Written instruction
Leave out the pictures and retype only the lines from the opening line to the line that holds "import plotly.graph_objects as go", both ends included.

Information shown

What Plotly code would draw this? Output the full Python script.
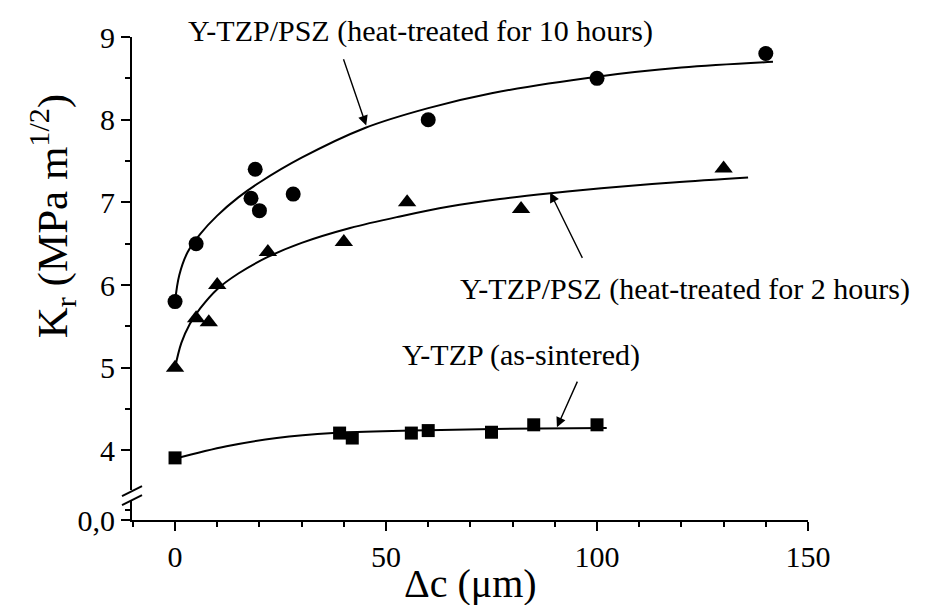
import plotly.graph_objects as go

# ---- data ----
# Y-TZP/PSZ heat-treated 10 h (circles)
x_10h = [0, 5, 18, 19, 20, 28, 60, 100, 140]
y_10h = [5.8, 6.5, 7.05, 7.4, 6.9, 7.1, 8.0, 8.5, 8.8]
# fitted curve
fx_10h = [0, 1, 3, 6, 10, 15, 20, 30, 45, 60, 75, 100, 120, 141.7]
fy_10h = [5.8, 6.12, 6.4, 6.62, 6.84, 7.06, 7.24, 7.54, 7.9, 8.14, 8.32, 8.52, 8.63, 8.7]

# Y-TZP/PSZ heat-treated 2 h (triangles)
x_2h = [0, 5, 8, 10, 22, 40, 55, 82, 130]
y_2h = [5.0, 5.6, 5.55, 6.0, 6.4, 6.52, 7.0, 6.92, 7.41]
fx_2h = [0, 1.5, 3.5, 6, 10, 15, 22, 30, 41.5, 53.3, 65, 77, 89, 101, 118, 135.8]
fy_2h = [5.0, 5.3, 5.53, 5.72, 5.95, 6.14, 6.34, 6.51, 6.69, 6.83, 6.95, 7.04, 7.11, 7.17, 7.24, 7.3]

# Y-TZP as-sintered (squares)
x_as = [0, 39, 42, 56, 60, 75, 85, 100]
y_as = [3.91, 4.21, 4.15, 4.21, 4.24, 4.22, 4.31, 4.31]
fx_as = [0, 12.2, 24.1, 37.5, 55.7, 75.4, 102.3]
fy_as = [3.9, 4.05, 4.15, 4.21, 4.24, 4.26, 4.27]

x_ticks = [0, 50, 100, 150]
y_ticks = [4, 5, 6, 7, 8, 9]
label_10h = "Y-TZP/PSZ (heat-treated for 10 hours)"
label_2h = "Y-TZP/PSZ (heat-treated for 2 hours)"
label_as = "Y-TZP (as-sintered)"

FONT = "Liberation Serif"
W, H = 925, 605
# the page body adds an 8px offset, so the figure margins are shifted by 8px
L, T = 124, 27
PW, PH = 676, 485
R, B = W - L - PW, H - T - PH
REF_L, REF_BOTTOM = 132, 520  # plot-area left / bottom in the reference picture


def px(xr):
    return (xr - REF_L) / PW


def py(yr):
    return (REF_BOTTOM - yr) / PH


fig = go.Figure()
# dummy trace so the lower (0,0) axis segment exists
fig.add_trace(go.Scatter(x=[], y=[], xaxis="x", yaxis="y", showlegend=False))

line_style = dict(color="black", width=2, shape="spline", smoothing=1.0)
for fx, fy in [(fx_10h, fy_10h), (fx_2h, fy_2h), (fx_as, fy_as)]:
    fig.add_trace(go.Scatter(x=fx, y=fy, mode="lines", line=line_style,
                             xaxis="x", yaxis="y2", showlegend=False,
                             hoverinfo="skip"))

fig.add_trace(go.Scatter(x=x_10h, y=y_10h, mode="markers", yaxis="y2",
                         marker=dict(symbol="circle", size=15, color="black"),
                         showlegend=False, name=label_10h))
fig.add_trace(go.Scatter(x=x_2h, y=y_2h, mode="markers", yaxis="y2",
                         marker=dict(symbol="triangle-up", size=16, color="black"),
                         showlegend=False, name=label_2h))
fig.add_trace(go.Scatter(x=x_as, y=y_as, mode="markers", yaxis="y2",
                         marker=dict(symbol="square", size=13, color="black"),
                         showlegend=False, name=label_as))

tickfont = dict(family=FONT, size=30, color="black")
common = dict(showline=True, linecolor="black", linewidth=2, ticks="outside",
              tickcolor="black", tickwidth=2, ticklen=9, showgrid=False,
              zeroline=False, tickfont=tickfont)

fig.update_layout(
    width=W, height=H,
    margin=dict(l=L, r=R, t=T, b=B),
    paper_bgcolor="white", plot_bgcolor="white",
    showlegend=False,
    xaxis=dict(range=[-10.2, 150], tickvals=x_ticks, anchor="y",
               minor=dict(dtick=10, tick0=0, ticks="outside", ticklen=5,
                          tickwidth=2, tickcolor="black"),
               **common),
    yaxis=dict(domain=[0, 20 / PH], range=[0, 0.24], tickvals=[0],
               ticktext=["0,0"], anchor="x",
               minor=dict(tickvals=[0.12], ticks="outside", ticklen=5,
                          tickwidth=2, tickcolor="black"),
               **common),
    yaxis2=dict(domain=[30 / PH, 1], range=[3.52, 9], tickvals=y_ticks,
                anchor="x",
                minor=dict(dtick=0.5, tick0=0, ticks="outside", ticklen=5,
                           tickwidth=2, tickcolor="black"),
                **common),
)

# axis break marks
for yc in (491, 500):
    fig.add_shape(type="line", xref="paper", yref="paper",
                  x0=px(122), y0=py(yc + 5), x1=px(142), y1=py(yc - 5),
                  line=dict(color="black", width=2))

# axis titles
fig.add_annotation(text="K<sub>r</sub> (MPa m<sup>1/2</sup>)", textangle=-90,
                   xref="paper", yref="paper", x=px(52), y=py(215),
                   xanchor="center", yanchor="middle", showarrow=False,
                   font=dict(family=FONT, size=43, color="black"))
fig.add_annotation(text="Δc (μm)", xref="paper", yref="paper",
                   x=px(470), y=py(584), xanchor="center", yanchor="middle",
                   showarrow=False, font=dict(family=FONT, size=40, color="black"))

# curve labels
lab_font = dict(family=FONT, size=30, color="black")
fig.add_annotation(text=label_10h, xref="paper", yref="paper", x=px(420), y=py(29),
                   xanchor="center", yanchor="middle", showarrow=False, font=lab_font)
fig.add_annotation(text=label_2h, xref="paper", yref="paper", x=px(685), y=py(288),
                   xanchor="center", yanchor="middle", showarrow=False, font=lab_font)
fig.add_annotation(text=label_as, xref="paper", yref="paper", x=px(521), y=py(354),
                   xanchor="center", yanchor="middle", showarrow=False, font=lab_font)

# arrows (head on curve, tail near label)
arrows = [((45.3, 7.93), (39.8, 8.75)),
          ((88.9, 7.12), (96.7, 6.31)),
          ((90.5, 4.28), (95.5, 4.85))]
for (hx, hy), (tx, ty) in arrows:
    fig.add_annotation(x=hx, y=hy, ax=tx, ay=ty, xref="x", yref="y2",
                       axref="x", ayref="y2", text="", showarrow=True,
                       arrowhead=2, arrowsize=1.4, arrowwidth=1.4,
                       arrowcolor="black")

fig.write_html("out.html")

Answer to this problem
What Plotly code would draw this? Output the full Python script.
import plotly.graph_objects as go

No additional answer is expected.